Richardson shoots the borstal as a confining series of small spaces, a real contrast to the broad, open spaces Colin runs through. The flashback scenes that showcase Colin’s life of petty crime are shot with an intense realism, on-location in Nottingham streets. These scenes are perhaps slightly less engaging and interesting than those at the borstal: their content is pretty similar to other kitchen-sink dramas, and they seem more predictable (for all their engaging direction and acting) than other parts of the film.

The real success of the film is largely due to Tom Courtenay, making his film debut. It would be easy to be annoyed by Colin, an inarticulate and chippy lad who hates the system without actually being engaged enough to understand why. But Courtenay brings the part a tenderness and surly vulnerability, and for all his childish rebellion, his barely expressed feelings of grief and anger at his father’s death strike a real chord. Given a sum of money in compensation, largely frittered away by his mother (Avis Bunnage also excellent) on her fancy man, Colin symbolically burns part of it, then spends the rest taking himself, a friend and two girls to Skegness. Colin’s relationship with Audrey is sweetly, and gently organically grown – and Courtenay brings a real vulnerability to a confession of his own virginity.

Courtenay makes Colin’s principles and issues understandable to us – and relatable – even though it’s tempting to encourage him to play along with the Governor, win the race and seize and opportunity to better himself from that. But what Courtenay makes clear, is that doing that would be a sacrifice Colin’s own sense of self – and that would be a defeat.

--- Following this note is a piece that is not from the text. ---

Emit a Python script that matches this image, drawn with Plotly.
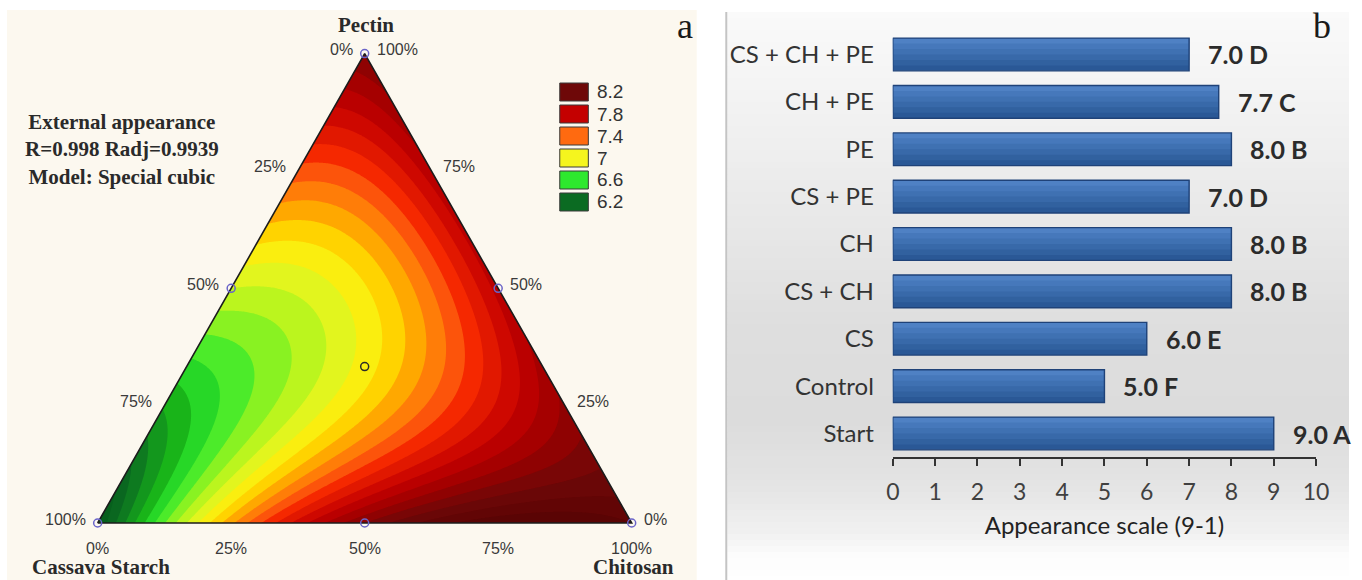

The Loneliness of the Long Distance Runner is a terrific kitchen-sink drama, built around an empathetic lead performance, that gives you plenty to think about. It’s shot with a poetic beauty by Richardson and photographer Walter Lassally. Finally, some credit must go to the casting director – not only Courtenay, but James Bolam and (uncredited) John Thaw and James Fox fill out the cast in prominent roles. Keep an eye on those guys: they might have futures ahead of them y’know.